Vice Mayor Tom Goltzené said he thought the discussion should include resolution of rock that had been put down on the road at the expense of the town, and Cirullo said that would be part of the discussion.
Councilman Ron Jarriel noted that the town, in an attempt to maintain the road, had to put down rock to fix problems there.
“I told management and I told the council to leave that road alone, just like the water control district,” Jarriel said.
Councilman Todd McLendon asked about the possibility of a closed session with the property owners, but Cirullo said that there has to be potential or actual litigation for such a meeting.
“My question is how many other roads are going to be saying they weren’t maintained,” McLendon said.
Goltzené said several roads could be called into question.
Mayor Dave Browning said that he knew the water control district had spent money on the road, and it was listed as one of those it maintained.
“We’ve taken roads off as people have come and said, ‘Look, I don’t want my road on there anymore,’” Browning said. “That never happened with this one until this blew up.”
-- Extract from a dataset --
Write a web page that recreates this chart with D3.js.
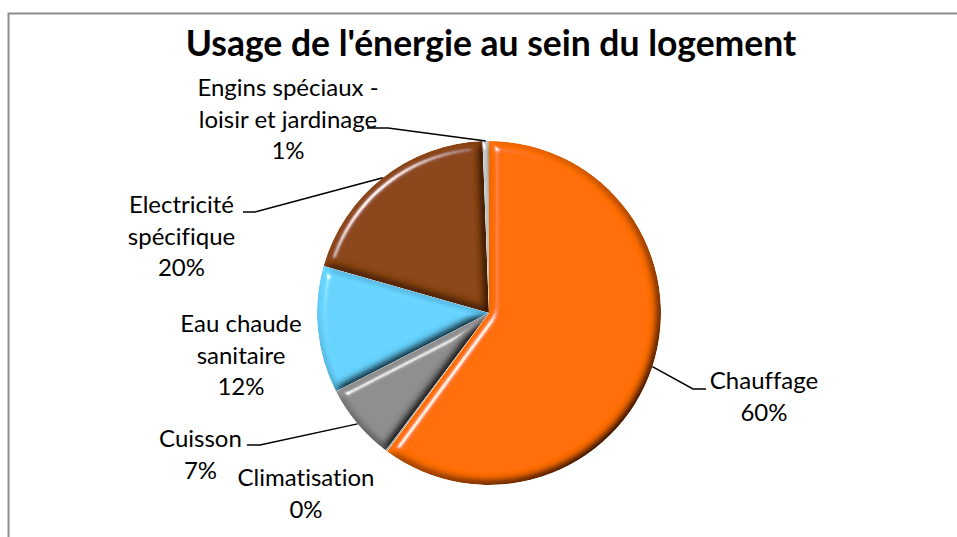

He said the town also has statements from district staff stating that the road did not need maintenance.
“That doesn’t tell me that he looked at it and said it’s not a town road,” Browning said. “He looked at it and it doesn’t need work. That happened in a lot of places. It still meets the criteria of a town road.”
Browning added that the town’s solid waste collector Waste Pro recognizes 8th Place North as a town road.
“Their trucks go down it,” he said. “They’ve assured us they won’t go down that road if it’s private.”
Browning said that many residents appreciate their roads being maintained by the town.
Goltzené said other residents on the road bought property there under the assurance by the town that it was a public road.
Cirullo said that after his meeting with Kurtz, he would provide an analysis at the council’s next meeting, explaining that there are concerns beyond 8th Place North to be resolved.
In other business, the council agreed to hire outside counsel, code enforcement staff and a special magistrate to represent the town to resolve a code enforcement case with Councilman McLendon. A motion by Jarriel to approve the item carried 3-0, with McLendon recusing himself and Councilman Ryan Liang away from the dais.
The council also approved a letter of response to the Office of the Inspector General regarding the office’s recommendations for town management. A motion by Goltzené carried 4-0 with Liang away from the dais.